Red meat consumption may promote DNA damage-associated mutations in patients with colorectal cancer
Study provides mechanistic link between red meat consumption and colorectal cancer development
Genetic mutations indicative of DNA damage were associated with high red meat consumption and increased cancer-related mortality in patients with colorectal cancer, according to a study led by Dana-Farber Cancer Institute researchers and published in Cancer Discovery, a journal of the American Association for Cancer Research.
“We have known for some time that consumption of processed meat and red meat is a risk factor for colorectal cancer,” said Marios Giannakis, MD, PhD, an oncologist with Dana-Farber's Gastrointestinal Cancer Center and an assistant professor of medicine at Harvard Medical School. The International Agency for Research on Cancer declared that processed meat was carcinogenic and that red meat was probably carcinogenic to humans in 2015.
Experiments in preclinical models have suggested that red meat consumption may promote the formation of carcinogenic compounds in the colon, but a direct molecular link to colorectal cancer development in patients has not been shown, Giannakis explained. “What is missing is a demonstration that colorectal cancers from patients have a specific pattern of mutations that can be attributed to red meat,” he said. “Identifying these molecular changes in colon cells that can cause cancer would not only support the role of red meat in colorectal cancer development but would also provide novel avenues for cancer prevention and treatment.”

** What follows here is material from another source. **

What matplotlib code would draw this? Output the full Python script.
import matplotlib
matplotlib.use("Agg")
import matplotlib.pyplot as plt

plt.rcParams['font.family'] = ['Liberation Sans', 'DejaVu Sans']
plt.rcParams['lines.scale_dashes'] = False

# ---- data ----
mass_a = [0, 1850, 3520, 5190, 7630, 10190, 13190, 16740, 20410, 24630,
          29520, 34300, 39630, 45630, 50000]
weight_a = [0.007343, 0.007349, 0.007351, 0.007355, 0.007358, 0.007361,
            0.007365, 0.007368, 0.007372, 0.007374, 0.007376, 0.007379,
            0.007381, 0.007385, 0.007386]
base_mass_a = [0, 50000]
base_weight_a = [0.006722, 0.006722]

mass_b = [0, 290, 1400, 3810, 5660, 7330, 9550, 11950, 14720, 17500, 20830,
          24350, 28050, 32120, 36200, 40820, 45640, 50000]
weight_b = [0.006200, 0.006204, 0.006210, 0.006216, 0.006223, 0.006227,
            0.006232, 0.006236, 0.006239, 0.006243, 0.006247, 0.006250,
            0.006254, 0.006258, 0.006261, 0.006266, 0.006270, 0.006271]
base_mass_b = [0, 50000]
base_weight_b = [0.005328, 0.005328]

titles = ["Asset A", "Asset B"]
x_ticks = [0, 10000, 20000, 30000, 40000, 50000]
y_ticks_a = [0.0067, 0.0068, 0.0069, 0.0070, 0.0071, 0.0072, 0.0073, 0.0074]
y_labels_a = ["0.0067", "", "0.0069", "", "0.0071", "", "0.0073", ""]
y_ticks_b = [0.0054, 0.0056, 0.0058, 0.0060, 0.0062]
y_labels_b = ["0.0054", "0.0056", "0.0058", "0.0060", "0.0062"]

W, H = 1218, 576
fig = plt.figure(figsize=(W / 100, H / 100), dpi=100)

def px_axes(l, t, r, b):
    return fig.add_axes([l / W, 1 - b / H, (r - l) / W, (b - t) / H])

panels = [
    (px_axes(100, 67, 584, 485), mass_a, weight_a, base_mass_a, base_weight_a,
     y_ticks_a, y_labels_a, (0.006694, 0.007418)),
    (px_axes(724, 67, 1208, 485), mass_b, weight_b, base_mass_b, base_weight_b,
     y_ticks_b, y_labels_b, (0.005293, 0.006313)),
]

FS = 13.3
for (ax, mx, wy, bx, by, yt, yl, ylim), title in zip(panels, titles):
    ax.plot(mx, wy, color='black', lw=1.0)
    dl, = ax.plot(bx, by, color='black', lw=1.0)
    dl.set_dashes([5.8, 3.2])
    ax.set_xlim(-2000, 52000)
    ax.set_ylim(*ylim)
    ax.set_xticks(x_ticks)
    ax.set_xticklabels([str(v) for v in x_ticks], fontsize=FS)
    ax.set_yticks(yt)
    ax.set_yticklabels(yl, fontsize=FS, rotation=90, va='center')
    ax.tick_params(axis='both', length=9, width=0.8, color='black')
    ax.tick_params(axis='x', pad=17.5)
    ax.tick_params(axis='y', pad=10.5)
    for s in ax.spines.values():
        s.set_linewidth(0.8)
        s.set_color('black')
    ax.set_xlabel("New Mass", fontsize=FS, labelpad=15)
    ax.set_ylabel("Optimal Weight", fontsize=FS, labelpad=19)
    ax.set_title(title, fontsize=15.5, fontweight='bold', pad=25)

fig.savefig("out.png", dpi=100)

To identify genetic changes associated with red meat intake, Giannakis and colleagues sequenced DNA from matched normal and colorectal tumor tissues from 900 patients with colorectal cancer who had participated in one of three nationwide prospective cohort studies, namely the Nurses’ Health Studies and the Health Professionals Follow-Up Study. All patients had previously provided information on their diets, lifestyles, and other factors over the course of several years prior to their colorectal cancer diagnoses.

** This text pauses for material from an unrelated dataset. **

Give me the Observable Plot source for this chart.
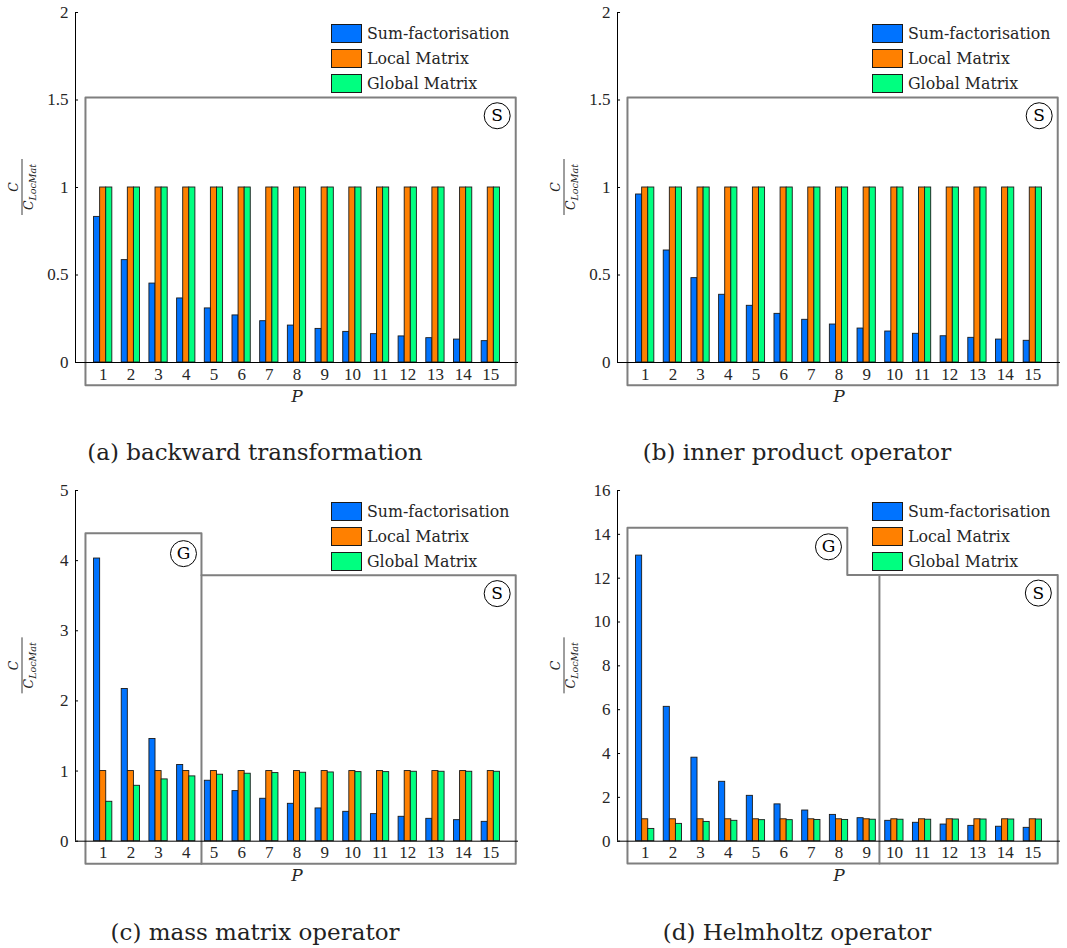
<!DOCTYPE html>
<html><head><meta charset="utf-8">
<script src="https://cdn.jsdelivr.net/npm/d3@7"></script>
<script src="https://cdn.jsdelivr.net/npm/@observablehq/plot@0.6"></script>
<style>
body{margin:0;background:#fff;}
#root{position:relative;width:1067px;height:948px;overflow:hidden;background:#fff;}
.panel{position:absolute;}
.panel svg text.num{font-family:"Liberation Serif","Times New Roman",serif !important;}
.legend{position:absolute;font-family:"DejaVu Serif",serif;font-size:15.8px;color:#262626;}
.legend .row{position:absolute;left:0;height:19px;display:flex;align-items:center;white-space:nowrap;}
.legend .sw{width:29px;height:17px;border:1px solid #1a1a1a;margin-right:5px;}
.caption{position:absolute;font-family:"DejaVu Serif",serif;font-size:23px;line-height:26px;transform:translateX(-50%);white-space:nowrap;color:#222;}
</style></head><body><div id="root"></div>
<script>
// ---- data ----
const P = [1,2,3,4,5,6,7,8,9,10,11,12,13,14,15];
const series = ["Sum-factorisation", "Local Matrix", "Global Matrix"];
const seriesColors = ["#0073ff", "#ff8000", "#00ff80"];

// (a) backward transformation
const sumA = [0.832,0.585,0.451,0.366,0.309,0.269,0.236,0.211,0.192,0.175,0.162,0.149,0.139,0.131,0.122];
const locA = [1,1,1,1,1,1,1,1,1,1,1,1,1,1,1];
const gloA = [1,1,1,1,1,1,1,1,1,1,1,1,1,1,1];
// (b) inner product operator
const sumB = [0.96,0.64,0.482,0.387,0.324,0.278,0.244,0.217,0.194,0.177,0.164,0.150,0.141,0.131,0.124];
const locB = [1,1,1,1,1,1,1,1,1,1,1,1,1,1,1];
const gloB = [1,1,1,1,1,1,1,1,1,1,1,1,1,1,1];
// (c) mass matrix operator
const sumC = [4.03,2.17,1.457,1.086,0.862,0.714,0.605,0.533,0.467,0.419,0.386,0.348,0.319,0.30,0.276];
const locC = [1,1,1,1,1,1,1,1,1,1,1,1,1,1,1];
const gloC = [0.562,0.79,0.881,0.924,0.948,0.962,0.971,0.976,0.98,0.985,0.985,0.99,0.99,0.99,0.99];
// (d) Helmholtz operator
const sumD = [13.03,6.13,3.81,2.71,2.07,1.68,1.40,1.20,1.05,0.93,0.84,0.76,0.70,0.66,0.61];
const locD = [1,1,1,1,1,1,1,1,1,1,1,1,1,1,1];
const gloD = [0.56,0.79,0.88,0.93,0.96,0.96,0.97,0.97,0.98,0.98,0.98,0.99,0.99,0.99,0.99];

const yTicksA = [0,0.5,1,1.5,2];
const yTicksC = [0,1,2,3,4,5];
const yTicksD = [0,2,4,6,8,10,12,14,16];

const captions = ["(a) backward transformation", "(b) inner product operator", "(c) mass matrix operator", "(d) Helmholtz operator"];

// region annotations (data units)
const regionsA = [{id:"S", pts:[[0.36,-0.13],[15.9,-0.13],[15.9,1.514],[0.36,1.514],[0.36,-0.13]]}];
const regionsC = [
  {id:"G", pts:[[4.55,-0.32],[0.36,-0.32],[0.36,4.39],[4.55,4.39],[4.55,-0.32]]},
  {id:"S", pts:[[4.55,3.79],[15.9,3.79],[15.9,-0.32],[4.55,-0.32]]}
];
const regionsD = [
  {id:"G", pts:[[0.36,-1.02],[0.36,14.3],[8.3,14.3],[8.3,12.15],[15.9,12.15],[15.9,-1.02],[0.36,-1.02]]},
  {id:"S", pts:[[9.46,12.15],[9.46,-1.02]]}
];
const badgesA = [{label:"S", x:15.23, y:1.41}];
const badgesC = [{label:"G", x:3.9, y:4.1}, {label:"S", x:15.23, y:3.53}];
const badgesD = [{label:"G", x:7.62, y:13.43}, {label:"S", x:15.2, y:11.32}];

// ---- build ----
function table(sum, loc, glo) {
  return P.flatMap((p, i) => [sum[i], loc[i], glo[i]].map((v, k) => ({P: p, k, series: series[k], value: v})));
}
const bw = 0.22;
const numFont = "'Liberation Serif', 'Times New Roman', serif";
const txtFont = "'DejaVu Serif', serif";
const root = document.getElementById("root");

function panel({sum, loc, glo, yDomain, yTicks, regions, badges, left, top, marginLeft, marginRight, marginBottom, legendTop, legendLeft}) {
  const data = table(sum, loc, glo);
  const pts = regions.flatMap(r => r.pts.map(([x, y]) => ({id: r.id, x, y})));
  const chart = Plot.plot({
    width: 533, height: 420,
    marginLeft, marginRight, marginTop: 12, marginBottom,
    x: {type: "linear", domain: [0, 16]},
    y: {domain: yDomain},
    color: {domain: series, range: seriesColors},
    style: {fontFamily: numFont, fontSize: "17px", color: "#262626", background: "transparent", overflow: "visible"},
    marks: [
      Plot.line(pts, {x: "x", y: "y", z: "id", stroke: "#7f7f7f", strokeWidth: 2, curve: "linear"}),
      Plot.rect(data, {
        x1: d => d.P + (d.k - 1) * bw - bw / 2,
        x2: d => d.P + (d.k - 1) * bw + bw / 2,
        y1: 0, y2: "value", fill: "series", stroke: "#1a1a1a", strokeWidth: 0.9
      }),
      Plot.ruleY([0], {stroke: "black", strokeWidth: 1}),
      Plot.ruleX([0], {stroke: "black", strokeWidth: 1}),
      Plot.ruleY(yTicks, {y: d => d, x1: 0, x2: 0.11, stroke: "black"}),
      Plot.axisY(yTicks, {tickSize: 0, tickPadding: 7, fontSize: 17, label: null, tickFormat: d => String(d)}),
      Plot.axisX(P, {tickSize: 0, tickPadding: 5, fontSize: 17, label: null, tickFormat: d => String(d)}),
      Plot.text(["P"], {frameAnchor: "bottom", lineAnchor: "middle", dy: 34, text: d => d, fontStyle: "italic", fontFamily: txtFont, fontSize: 17, fill: "#262626"}),
      Plot.dot(badges, {x: "x", y: "y", r: 13, stroke: "black", strokeWidth: 1, fill: "white"}),
      Plot.text(badges, {x: "x", y: "y", text: "label", fontFamily: txtFont, fontSize: 17, fill: "black"})
    ]
  });
  // make sure the numeric tick labels use the serif face
  d3.select(chart).selectAll('g[aria-label="y-axis tick label"] text, g[aria-label="x-axis tick label"] text')
    .classed("num", true).style("font-family", numFont);
  d3.select(chart).selectAll('g[aria-label="y-axis tick label"], g[aria-label="x-axis tick label"]')
    .style("font-family", numFont);

  const div = document.createElement("div");
  div.className = "panel";
  div.style.left = left + "px";
  div.style.top = top + "px";
  div.appendChild(chart);
  root.appendChild(div);

  // y label: C / C_LocMat (rotated fraction)
  const g = d3.select(chart).append("g")
    .attr("transform", `translate(${marginLeft - 53},${12 + (420 - 12 - marginBottom) / 2}) rotate(-90)`)
    .style("font-family", txtFont).attr("fill", "#262626");
  g.append("text").attr("x", 0).attr("y", -4).attr("text-anchor", "middle")
    .attr("font-style", "italic").attr("font-size", 12.5).text("C");
  g.append("line").attr("x1", -28).attr("x2", 28).attr("y1", 0).attr("y2", 0)
    .attr("stroke", "#262626").attr("stroke-width", 0.9);
  const den = g.append("text").attr("x", 0).attr("y", 11).attr("text-anchor", "middle").attr("font-style", "italic");
  den.append("tspan").attr("font-size", 12.5).text("C");
  den.append("tspan").attr("font-size", 9.5).attr("dy", 3).text("LocMat");

  // legend
  const leg = document.createElement("div");
  leg.className = "legend";
  leg.style.left = legendLeft + "px";
  leg.style.top = legendTop + "px";
  series.forEach((s, i) => {
    const row = document.createElement("div");
    row.className = "row";
    row.style.top = (i * 25) + "px";
    const sw = document.createElement("div");
    sw.className = "sw";
    sw.style.background = seriesColors[i];
    const t = document.createElement("span");
    t.textContent = s;
    row.appendChild(sw); row.appendChild(t);
    leg.appendChild(row);
  });
  root.appendChild(leg);
}

panel({sum: sumA, loc: locA, glo: gloA, yDomain: [0, 2], yTicks: yTicksA, regions: regionsA, badges: badgesA,
  left: 0, top: 0, marginLeft: 75, marginRight: 15, marginBottom: 58, legendLeft: 331, legendTop: 23.5});
panel({sum: sumB, loc: locB, glo: gloB, yDomain: [0, 2], yTicks: yTicksA, regions: regionsA, badges: badgesA,
  left: 534, top: 0, marginLeft: 83, marginRight: 7, marginBottom: 58, legendLeft: 872, legendTop: 23.5});
panel({sum: sumC, loc: locC, glo: gloC, yDomain: [0, 5], yTicks: yTicksC, regions: regionsC, badges: badgesC,
  left: 0, top: 478, marginLeft: 75, marginRight: 15, marginBottom: 57.3, legendLeft: 331, legendTop: 502});
panel({sum: sumD, loc: locD, glo: gloD, yDomain: [0, 16], yTicks: yTicksD, regions: regionsD, badges: badgesD,
  left: 534, top: 478, marginLeft: 83, marginRight: 7, marginBottom: 57.3, legendLeft: 872, legendTop: 502});

const capPos = [[255, 439], [797, 439], [255, 919], [797, 919]];
captions.forEach((c, i) => {
  const d = document.createElement("div");
  d.className = "caption";
  d.style.left = capPos[i][0] + "px";
  d.style.top = capPos[i][1] + "px";
  d.textContent = c;
  root.appendChild(d);
});
</script>
</body></html>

Analysis of DNA sequencing data revealed the presence of several mutational signatures in normal and cancerous colon tissue, including a signature indicative of alkylation, a form of DNA damage. The alkylating signature was significantly associated with pre-diagnosis intake of processed or unprocessed red meat, but not with pre-diagnosis intake of poultry or fish or with other lifestyle factors. Red meat consumption was not associated with any of the other mutational signatures identified in this study. In line with prior studies linking red meat consumption with cancer incidence in the distal colon, Giannakis and colleagues found that normal and cancerous tissue from the distal colon had significantly higher alkylating damage than tissue from the proximal colon.
Using a predictive model, the researchers identified the KRAS and PIK3CA genes as potential targets of alkylation-induced mutation. Consistent with this prediction, they found that colorectal tumors harboring KRAS G12D, KRAS G13D, or PIK3CA E545K driver mutations, which are commonly observed in colorectal cancer, had greater enrichment of the alkylating signature compared to tumors without these mutations. The alkylating signature was also associated with patient survival: Patients whose tumors had the highest levels of alkylating damage had a 47 percent greater risk of colorectal cancer-specific death compared to patients with lower levels of damage.
“Our study identified for the first time an alkylating mutational signature in colon cells and linked it to red meat consumption and cancer driver mutations,” said Giannakis. “These findings suggest that red meat consumption may cause alkylating damage that leads to cancer-causing mutations in KRAS and PIK3CA, thereby promoting colorectal cancer development. Our data further support red meat intake as a risk factor for colorectal cancer and also provide opportunities to prevent, detect, and treat this disease.”
Giannakis explained that if physicians could identify individuals who are genetically predisposed to accumulating alkylating damage, these individuals could be counseled to limit red meat intake as a form of precision prevention. In addition, the alkylating mutational signature could be used as a biomarker to identify patients at greater risk of developing colorectal cancer or to detect cancer at an early stage. Because of its association with patient survival, the alkylating signature may also have potential as a prognostic biomarker. However, future studies are needed to explore these possibilities, Giannakis noted.
A limitation of the study is the potential selection bias of study participants, as tissue specimens could not be retrieved from all incident colorectal cancer cases in the cohort studies. Current studies from Giannakis and his colleagues are exploring the potential role of red meat intake and alkylating damage in diverse groups of patients.
The study was supported by the National Institutes of Health, the Stand Up To Cancer Colorectal Cancer Dream Team Translational Research Grant (co-administered by the AACR), the Project P Fund, the Cancer Research UK Grand Challenge Award, the Nodal Award from the Dana-Farber Harvard Cancer Center, the Friends of the Dana-Farber Cancer Institute, the Bennett Family Fund, and the Entertainment Industry Foundation through the National Colorectal Cancer Research Alliance and Stand Up To Cancer.
Giannakis has received research funding from Bristol-Myers Squibb, Merck, Servier, and Janssen unrelated to this study.